— START OF The records —

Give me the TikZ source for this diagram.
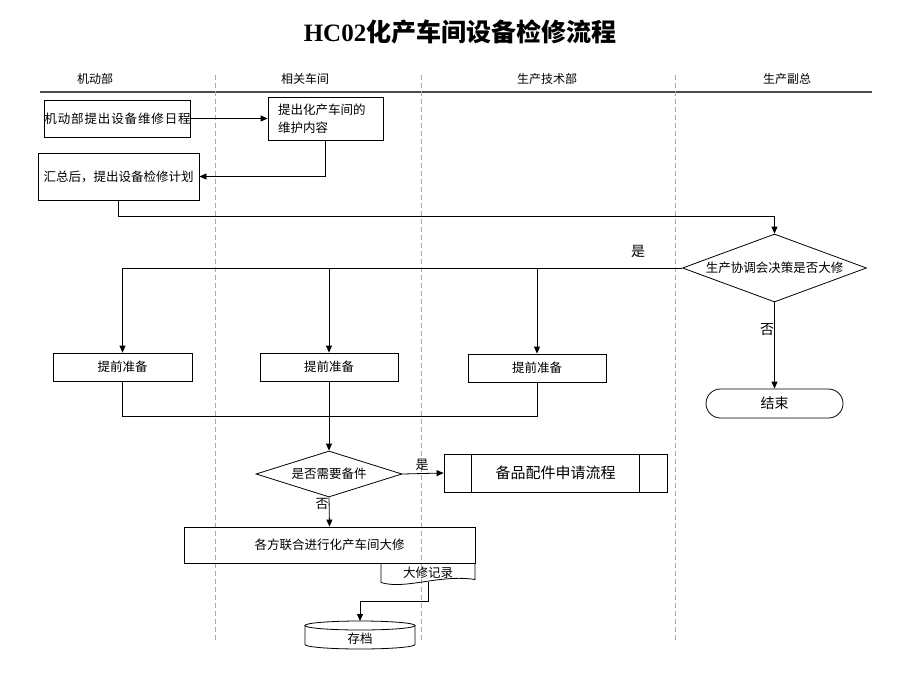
\documentclass[tikz,border=0pt]{standalone}
\usepackage{fontspec}
\setmainfont{Liberation Serif}
\newfontfamily\cjk{Noto Sans CJK SC}
\newfontfamily\cjkls[LetterSpace=7]{Noto Sans CJK SC}
\usetikzlibrary{arrows.meta,shapes.geometric,shapes.misc}
\tikzset{
  base/.style={draw=black, line width=0.8pt, inner sep=0pt, align=center,
    font=\cjk\fontsize{12.5}{18}\selectfont},
  proc/.style={base, rectangle},
  decide/.style={base, diamond},
  term/.style={base, rounded rectangle},
  lane/.style={font=\cjk\fontsize{12}{14}\selectfont},
  lbl/.style={font=\cjk\fontsize{14}{16}\selectfont, inner sep=0pt},
  arr/.style={draw=black, line width=0.8pt, -{Triangle[length=7pt,width=6pt]}},
  ln/.style={draw=black, line width=0.8pt},
  sep/.style={draw=gray!70, line width=0.6pt, dash pattern=on 5pt off 3pt},
}
\begin{document}
\begin{tikzpicture}[x=1pt,y=-1pt]
\useasboundingbox[fill=white] (0,0) rectangle (920,690);

% title
\node (title) at (460,32) {\fontsize{25}{30}\selectfont\bfseries HC02{\cjk\bfseries 化产车间设备检修流程}};

% lanes
\node[lane] (l1) at (95,79) {机动部};
\node[lane] (l2) at (305,79) {相关车间};
\node[lane] (l3) at (547,79) {生产技术部};
\node[lane] (l4) at (787,79) {生产副总};
\coordinate (hl) at (40,92);
\coordinate (hr) at (872,92);
\draw[draw=black!70, line width=1.8pt] (hl) -- (hr);
\foreach \x/\n in {215/s1,421/s2,675/s3}{
  \coordinate (\n t) at (\x,75);
  \coordinate (\n b) at (\x,640);
  \draw[sep] (\n t) -- (\n b);
}

% nodes
\node[proc, minimum width=145, minimum height=37, font=\cjkls\fontsize{12.5}{15}\selectfont] (a) at (117.5,118.5) {机动部提出设备维修日程};
\node[proc, minimum height=43, text width=95, inner xsep=10pt, align=left] (b) at (325.5,118.5) {提出化产车间的\\维护内容};
\node[proc, minimum width=161, minimum height=47] (c) at (118.5,176.5) {汇总后，提出设备检修计划};
\node[decide, aspect=2.7, minimum width=184, minimum height=68] (d1) at (774.5,268) {生产协调会决策是否大修};
\node[term, minimum width=137, minimum height=29, font=\cjk\fontsize{14}{16}\selectfont] (end) at (774.5,403.5) {结束};
\node[proc, minimum width=139, minimum height=28] (p1) at (122.5,367) {提前准备};
\node[proc, minimum width=138, minimum height=28] (p2) at (329,367) {提前准备};
\node[proc, minimum width=138, minimum height=28] (p3) at (537,368) {提前准备};
\node[decide, aspect=3.17, minimum width=146, minimum height=46] (d2) at (329,474) {是否需要备件};
\node[proc, minimum width=223, minimum height=38, font=\cjk\fontsize{15}{18}\selectfont] (sp) at (555.5,473) {备品配件申请流程};
\draw[ln] ([xshift=28pt]sp.north west) -- ([xshift=28pt]sp.south west);
\draw[ln] ([xshift=-28pt]sp.north east) -- ([xshift=-28pt]sp.south east);
\node[proc, minimum width=291, minimum height=36] (big) at (329.5,545) {各方联合进行化产车间大修};

% document shape
\draw[ln] (381,563) -- (381,582.5) .. controls (405,590) and (440,574) .. (475,579.5) -- (475,563);
\node[inner sep=0pt, font=\cjk\fontsize{12.5}{15}\selectfont] (doc) at (428,572.5) {大修记录};
\coordinate (dbot) at (428,582);

% cylinder (archive)
\node[inner sep=0pt, font=\cjk\fontsize{12.5}{15}\selectfont] (arch) at (360,638.5) {存档};
\draw[ln, fill=white] (360,625.5) ellipse [x radius=55pt, y radius=4.5pt];
\draw[ln] (305,625.5) -- (305,644.5) arc[start angle=180, end angle=360, x radius=55pt, y radius=4.5pt] -- (415,625.5);
\coordinate (archtop) at (360,621);

% connectors
\draw[arr] (a.east) -- (b.west);
\draw[arr] (b.south) |- (c.east);
\coordinate (cr) at (118.5,216);
\draw[arr] (c.south) -- (cr) -| (d1.north);
\draw[arr] (d1.west) -| (p1.north);
\draw[arr] (p2.north |- d1.west) -- (p2.north);
\draw[arr] (p3.north |- d1.west) -- (p3.north);
\node[lbl] (yes1) at (638,251) {是};
\draw[arr] (d1.south) -- (end.north);
\node[lbl] (no1) at (767,330) {否};

\coordinate (j) at (329,416);
\draw[ln] (p1.south) |- (j);
\draw[ln] (p3.south) |- (j);
\draw[arr] (p2.south) -- (d2.north);

\draw[arr] (d2.east) -- (sp.west);
\node[lbl, font=\cjk\fontsize{13}{15}\selectfont] (yes2) at (422,465) {是};
\draw[arr] (d2.south) -- (big.north);
\node[lbl, font=\cjk\fontsize{13}{15}\selectfont] (no2) at (322,504) {否};

\coordinate (dk) at (428,601.5);
\draw[arr] (dbot) -- (dk) -| (archtop);
\end{tikzpicture}
\end{document}
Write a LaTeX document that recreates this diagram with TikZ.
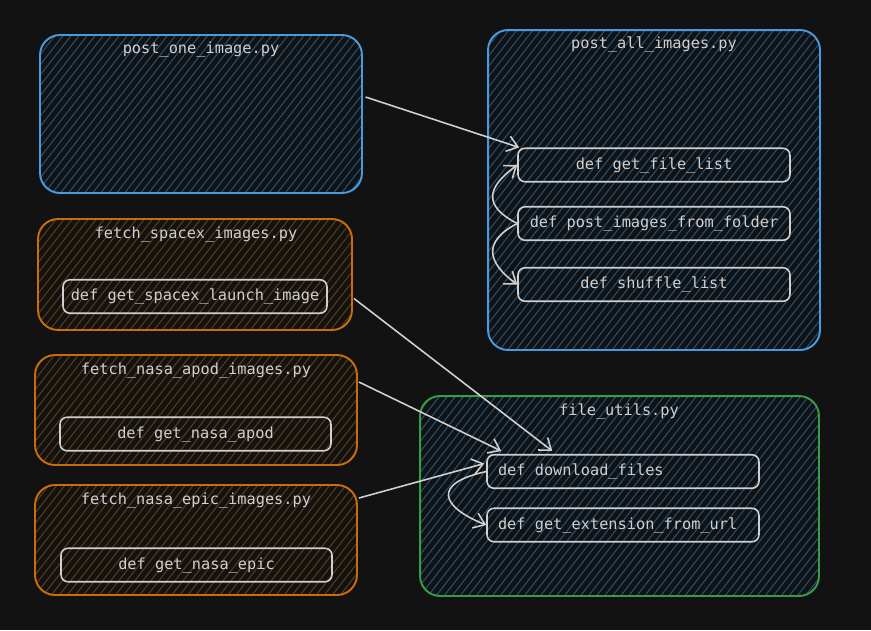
\documentclass[tikz,border=0pt]{standalone}
\usepackage{fontspec}
\setmonofont{DejaVu Sans Mono}
\usetikzlibrary{arrows.meta,patterns.meta,calc}
\definecolor{bgcol}{HTML}{121212}
\definecolor{txtcol}{HTML}{D0D0D0}
\definecolor{fileblue}{HTML}{4A9ADF}
\definecolor{fileorange}{HTML}{C96D0A}
\definecolor{filegreen}{HTML}{379E46}
\definecolor{hatchblue}{HTML}{21527A}
\definecolor{hatchbrown}{HTML}{5C3C12}
\tikzset{
  file/.style={rectangle, rounded corners=0.4cm, line width=1.1pt, inner sep=0pt},
  bluefile/.style={file, draw=fileblue, pattern={Lines[angle=52,distance=3.6pt,line width=0.6pt]}, pattern color=hatchblue},
  greenfile/.style={file, draw=filegreen, pattern={Lines[angle=52,distance=3.6pt,line width=0.6pt]}, pattern color=hatchblue},
  orangefile/.style={file, draw=fileorange, pattern={Lines[angle=52,distance=3.6pt,line width=0.6pt]}, pattern color=hatchbrown},
  title/.style={text=txtcol, font=\ttfamily\fontsize{8.7}{10}\selectfont},
  func/.style={rectangle, draw=txtcol, rounded corners=0.14cm, line width=0.9pt, inner sep=0pt,
    text=txtcol, font=\ttfamily\fontsize{8.7}{10}\selectfont, minimum height=0.67cm},
  arr/.style={draw=txtcol, line width=0.9pt, -{Straight Barb[length=6pt,width=9pt]}}
}
\begin{document}
\begin{tikzpicture}[x=0.02cm, y=-0.02cm]
  \fill[bgcol] (0,0) rectangle (871,630);

  \node[bluefile, minimum width=6.44cm, minimum height=3.16cm] (pone) at (201,114) {};
  \node[title] (pone-t) at (201,49) {post\_one\_image.py};

  \node[bluefile, minimum width=6.64cm, minimum height=6.4cm] (pall) at (654,190) {};
  \node[title] (pall-t) at (654,44) {post\_all\_images.py};
  \node[func, minimum width=5.44cm] (filelist) at (654,165) {def get\_file\_list};
  \node[func, minimum width=5.44cm] (folder) at (654,223.5) {def post\_images\_from\_folder};
  \node[func, minimum width=5.44cm] (shuffle) at (654,284.5) {def shuffle\_list};

  \node[orangefile, minimum width=6.28cm, minimum height=2.22cm] (spacex) at (195,274.5) {};
  \node[title] (spacex-t) at (196,234) {fetch\_spacex\_images.py};
  \node[func, minimum width=5.28cm] (spacexfn) at (195,296.5) {def get\_spacex\_launch\_image};

  \node[orangefile, minimum width=6.44cm, minimum height=2.2cm] (apod) at (196,410) {};
  \node[title] (apod-t) at (196,370) {fetch\_nasa\_apod\_images.py};
  \node[func, minimum width=5.42cm] (apodfn) at (195.5,434) {def get\_nasa\_apod};

  \node[orangefile, minimum width=6.44cm, minimum height=2.2cm] (epic) at (196,540) {};
  \node[title] (epic-t) at (196,500) {fetch\_nasa\_epic\_images.py};
  \node[func, minimum width=5.42cm] (epicfn) at (196.5,565) {def get\_nasa\_epic};

  \node[greenfile, minimum width=7.98cm, minimum height=4cm] (futils) at (619.5,496) {};
  \node[title] (futils-t) at (619,411) {file\_utils.py};
  \node[func, minimum width=5.44cm] (download) at (623,471.5) {\makebox[5cm][l]{def download\_files}};
  \node[func, minimum width=5.44cm] (extension) at (623,525) {\makebox[5cm][l]{def get\_extension\_from\_url}};

  \draw[arr] ($(pone.east)+(3,-17)$) -- ($(filelist.north west)+(2,0)$);
  \draw[arr] (folder.west) .. controls +(-35,-18) and +(-30,22) .. (filelist.west);
  \draw[arr] (folder.west) .. controls +(-35,18) and +(-30,-22) .. (shuffle.west);
  \draw[arr] ($(spacex.east)+(1,24)$) -- ($(download.north west)+(66,-3)$);
  \draw[arr] ($(apod.east)+(1,-28)$) -- ($(download.north west)+(15,-3)$);
  \draw[arr] ($(epic.east)+(1,-42)$) -- ($(download.west)+(-2,-8)$);
  \draw[arr] (download.west) .. controls +(-55,12) and +(-45,-18) .. (extension.west);
\end{tikzpicture}
\end{document}
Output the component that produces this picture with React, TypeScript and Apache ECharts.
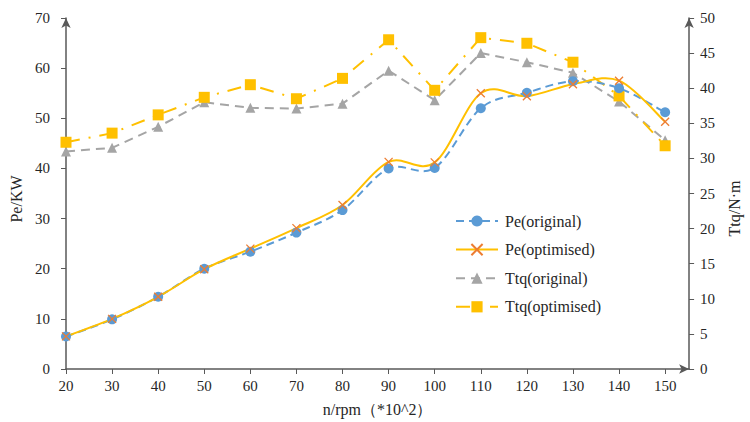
import React, { useEffect, useRef } from "react";
import * as echarts from "echarts";

const rpm = [20, 30, 40, 50, 60, 70, 80, 90, 100, 110, 120, 130, 140, 150];
const peOriginal = [6.5, 9.9, 14.4, 20.0, 23.4, 27.2, 31.7, 40.0, 40.1, 52.0, 55.1, 57.4, 56.0, 51.2];
const peOptimised = [6.5, 10.0, 14.4, 19.9, 24.0, 28.1, 32.7, 41.3, 41.2, 55.0, 54.4, 56.8, 57.5, 49.3];
const ttqOriginal = [31.0, 31.5, 34.5, 38.0, 37.2, 37.1, 37.8, 42.5, 38.3, 45.0, 43.7, 42.2, 38.1, 32.6];
const ttqOptimised = [32.3, 33.6, 36.2, 38.7, 40.5, 38.5, 41.4, 46.9, 39.7, 47.2, 46.4, 43.7, 38.9, 31.8];

const FONT = "'Liberation Serif', 'Times New Roman', Times, serif";
const AXIS_COLOR = "#595959";
const TEXT_COLOR = "#262626";

const pairs = (ys: number[]) => rpm.map((x, i) => [x, ys[i]]);

// Excel-like smoothed curve (Catmull-Rom -> cubic Bezier) drawn through the axis scales
function smoothCurve(ys: number[], stroke: string, lineDash: number[] | null, z: number) {
  return {
    type: "custom",
    name: "_curve",
    yAxisIndex: 0,
    z,
    silent: true,
    data: pairs(ys),
    encode: { x: 0, y: 1 },
    renderItem: (params: any, api: any) => {
      if (params.dataIndex !== 0) return null;
      const pts = rpm.map((x, i) => api.coord([x, ys[i]]));
      let d = `M${pts[0][0]},${pts[0][1]}`;
      for (let i = 0; i < pts.length - 1; i++) {
        const p0 = pts[i - 1] || pts[i];
        const p1 = pts[i];
        const p2 = pts[i + 1];
        const p3 = pts[i + 2] || pts[i + 1];
        const c1x = p1[0] + (p2[0] - p0[0]) / 6;
        const c1y = p1[1] + (p2[1] - p0[1]) / 6;
        const c2x = p2[0] - (p3[0] - p1[0]) / 6;
        const c2y = p2[1] - (p3[1] - p1[1]) / 6;
        d += ` C${c1x},${c1y} ${c2x},${c2y} ${p2[0]},${p2[1]}`;
      }
      const style: any = { fill: "none", stroke, lineWidth: 2 };
      if (lineDash) style.lineDash = lineDash;
      return { type: "path", shape: { pathData: d }, style };
    },
  };
}

export default function App() {
  const ref = useRef<HTMLDivElement>(null);
  useEffect(() => {
    if (!ref.current) return;
    const chart = echarts.init(ref.current, undefined, { renderer: "svg" });
    const axisLine = {
      show: true,
      lineStyle: { color: AXIS_COLOR, width: 1.5 },
      symbol: ["none", "arrow"],
      symbolSize: [7, 10],
    };
    chart.setOption({
      animation: false,
      backgroundColor: "#ffffff",
      textStyle: { fontFamily: FONT },
      grid: { left: 66, right: 54, top: 18, bottom: 53, containLabel: false },
      legend: {
        orient: "vertical",
        left: 450,
        top: 208,
        itemWidth: 42,
        itemHeight: 14,
        itemGap: 12.6,
        textStyle: { fontFamily: FONT, fontSize: 16, color: TEXT_COLOR, padding: [0, 0, 0, 2] },
        data: [
          { name: "Pe(original)", lineStyle: { opacity: 1 } },
          { name: "Pe(optimised)", lineStyle: { opacity: 1 } },
          { name: "Ttq(original)" },
          { name: "Ttq(optimised)" },
        ],
      },
      xAxis: {
        type: "value",
        min: 20,
        max: 155.2,
        interval: 10,
        name: "n/rpm（*10^2）",
        nameLocation: "middle",
        nameGap: 32,
        nameTextStyle: { fontFamily: FONT, fontSize: 16, color: TEXT_COLOR },
        axisLine,
        axisTick: { show: true, length: 5, lineStyle: { color: AXIS_COLOR }, customValues: rpm },
        axisLabel: { fontFamily: FONT, fontSize: 15, color: TEXT_COLOR, margin: 9, customValues: rpm },
        splitLine: { show: false },
      },
      yAxis: [
        {
          type: "value",
          min: 0,
          max: 70,
          interval: 10,
          position: "left",
          name: "Pe/KW",
          nameLocation: "middle",
          nameGap: 39,
          nameTextStyle: { fontFamily: FONT, fontSize: 16, color: TEXT_COLOR, padding: [0, 11, 0, 0] },
          axisLine,
          axisTick: { show: true, length: 5, lineStyle: { color: AXIS_COLOR } },
          axisLabel: { fontFamily: FONT, fontSize: 15, color: TEXT_COLOR, margin: 16 },
          splitLine: { show: false },
        },
        {
          type: "value",
          min: 0,
          max: 50,
          interval: 5,
          position: "right",
          name: "Ttq/N·m",
          nameLocation: "middle",
          nameRotate: 90,
          nameGap: 34,
          nameTextStyle: { fontFamily: FONT, fontSize: 16, color: TEXT_COLOR, padding: [0, 30, 0, 0] },
          axisLine,
          axisTick: { show: true, length: 5, lineStyle: { color: AXIS_COLOR } },
          axisLabel: { fontFamily: FONT, fontSize: 15, color: TEXT_COLOR, margin: 11 },
          splitLine: { show: false },
        },
      ],
      series: [
        {
          name: "Ttq(original)",
          type: "line",
          yAxisIndex: 1,
          data: pairs(ttqOriginal),
          symbol: "triangle",
          symbolSize: 10,
          lineStyle: { color: "#A5A5A5", width: 2, type: [9, 6] },
          itemStyle: { color: "#A5A5A5" },
          z: 2,
        },
        {
          name: "Ttq(optimised)",
          type: "line",
          yAxisIndex: 1,
          data: pairs(ttqOptimised),
          symbol: "rect",
          symbolSize: 11,
          lineStyle: { color: "#FFC000", width: 2, type: [14, 9, 2, 9] },
          itemStyle: { color: "#FFC000" },
          z: 3,
        },
        smoothCurve(peOriginal, "#5B9BD5", [8, 5], 4),
        smoothCurve(peOptimised, "#FFC000", null, 5),
        {
          name: "Pe(original)",
          type: "line",
          yAxisIndex: 0,
          data: pairs(peOriginal),
          symbol: "circle",
          symbolSize: 10,
          lineStyle: { color: "#5B9BD5", width: 2, type: [8, 5], opacity: 0 },
          itemStyle: { color: "#5B9BD5" },
          z: 6,
        },
        {
          name: "Pe(optimised)",
          type: "line",
          yAxisIndex: 0,
          data: pairs(peOptimised),
          symbol: "path://M0,0L10,10M10,0L0,10",
          symbolSize: 8,
          lineStyle: { color: "#FFC000", width: 2, opacity: 0 },
          itemStyle: { color: "transparent", borderColor: "#ED7D31", borderWidth: 1.3 },
          z: 7,
        },
      ],
    });
    return () => chart.dispose();
  }, []);
  return (
    <div
      ref={ref}
      style={{ position: "absolute", left: 0, top: 0, width: 750, height: 422 }}
    />
  );
}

— END OF The records —

Task instructions
For the listing above, identify each line bearing "with".

Exercise output
Write a LaTeX document that recreates this diagram with TikZ.
Output the component that produces this picture with React, TypeScript and Apache ECharts.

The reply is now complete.